Poster
in
Workshop: Socially Responsible Language Modelling Research (SoLaR)
SocialStigmaQA Spanish and Japanese - Towards Multicultural Adaptation of Social Bias Benchmarks
Clara Higuera-Cabañes · Ryo Iwaki · Beñat San Sebastian · ROSARIO UCEDA-SOSA · Manish Nagireddy · Hiroshi Kanayama · Mikio Takeuchi · Gakuto Kurata · Karthikeyan Natesan Ramamurthy
Keywords: [ Multilingual ] [ Large language model ] [ Social bias ] [ Multicultural ] [ Evaluation ]

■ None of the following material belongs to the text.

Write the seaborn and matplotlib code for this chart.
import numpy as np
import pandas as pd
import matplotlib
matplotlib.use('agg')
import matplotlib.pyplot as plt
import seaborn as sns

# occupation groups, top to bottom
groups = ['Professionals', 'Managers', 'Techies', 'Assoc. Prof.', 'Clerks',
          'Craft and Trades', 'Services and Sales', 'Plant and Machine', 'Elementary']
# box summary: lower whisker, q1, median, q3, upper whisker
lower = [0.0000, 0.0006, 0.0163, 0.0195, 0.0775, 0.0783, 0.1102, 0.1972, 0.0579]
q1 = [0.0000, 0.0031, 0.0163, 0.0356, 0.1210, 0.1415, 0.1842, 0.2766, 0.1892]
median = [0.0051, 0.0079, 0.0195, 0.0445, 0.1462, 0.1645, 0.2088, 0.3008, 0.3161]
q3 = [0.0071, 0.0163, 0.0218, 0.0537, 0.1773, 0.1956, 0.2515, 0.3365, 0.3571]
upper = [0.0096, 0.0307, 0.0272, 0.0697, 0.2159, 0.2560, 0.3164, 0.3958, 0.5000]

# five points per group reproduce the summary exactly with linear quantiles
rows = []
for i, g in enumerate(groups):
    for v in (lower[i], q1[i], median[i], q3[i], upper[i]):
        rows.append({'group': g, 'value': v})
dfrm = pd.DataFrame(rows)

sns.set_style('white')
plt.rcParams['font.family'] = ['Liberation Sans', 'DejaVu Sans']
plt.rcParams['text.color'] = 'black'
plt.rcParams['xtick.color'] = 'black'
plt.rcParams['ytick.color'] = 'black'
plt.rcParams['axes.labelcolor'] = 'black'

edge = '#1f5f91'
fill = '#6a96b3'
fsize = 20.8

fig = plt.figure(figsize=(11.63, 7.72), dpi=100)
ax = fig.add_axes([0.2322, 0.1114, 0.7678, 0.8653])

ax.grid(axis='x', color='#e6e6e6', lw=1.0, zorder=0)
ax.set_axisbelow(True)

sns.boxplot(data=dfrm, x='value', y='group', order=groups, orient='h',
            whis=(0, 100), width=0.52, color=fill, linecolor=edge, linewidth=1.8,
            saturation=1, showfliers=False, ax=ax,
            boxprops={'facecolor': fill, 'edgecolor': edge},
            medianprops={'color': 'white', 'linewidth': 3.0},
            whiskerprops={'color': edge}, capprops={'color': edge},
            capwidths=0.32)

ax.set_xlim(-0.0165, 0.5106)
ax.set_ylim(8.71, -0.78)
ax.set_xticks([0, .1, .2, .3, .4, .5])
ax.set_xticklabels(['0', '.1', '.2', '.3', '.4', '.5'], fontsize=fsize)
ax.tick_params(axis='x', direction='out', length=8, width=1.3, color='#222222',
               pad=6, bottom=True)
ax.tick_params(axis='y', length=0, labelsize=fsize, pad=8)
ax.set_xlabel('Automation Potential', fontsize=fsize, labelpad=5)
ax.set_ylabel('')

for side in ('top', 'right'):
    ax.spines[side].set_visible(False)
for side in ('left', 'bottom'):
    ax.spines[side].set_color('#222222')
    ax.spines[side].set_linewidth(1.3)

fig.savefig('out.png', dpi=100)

Many existing benchmarks for social bias evaluation of large language models are based in English. Given that finding similar datasets natively or creating them from scratch in other languages is difficult, one solution is to adapt these English-based benchmarks to other languages. However, such conversions are non-trivial given both the linguistic and cultural aspects of social bias. In this work, we present ongoing efforts to port an existing dataset - SocialStigmaQA - to both Spanish and Japanese languages. We speak on the efforts required to perform a faithful adaptation of this dataset, with respect to the specific societal and cultural norms for both of these languages. We hope our work provides insightful guidance on the adaptation of existing English-based bias benchmarks to other languages and provide further steps that can be taken for that purpose.Warning: This paper contains examples of text which are toxic, biased, and potentially harmful.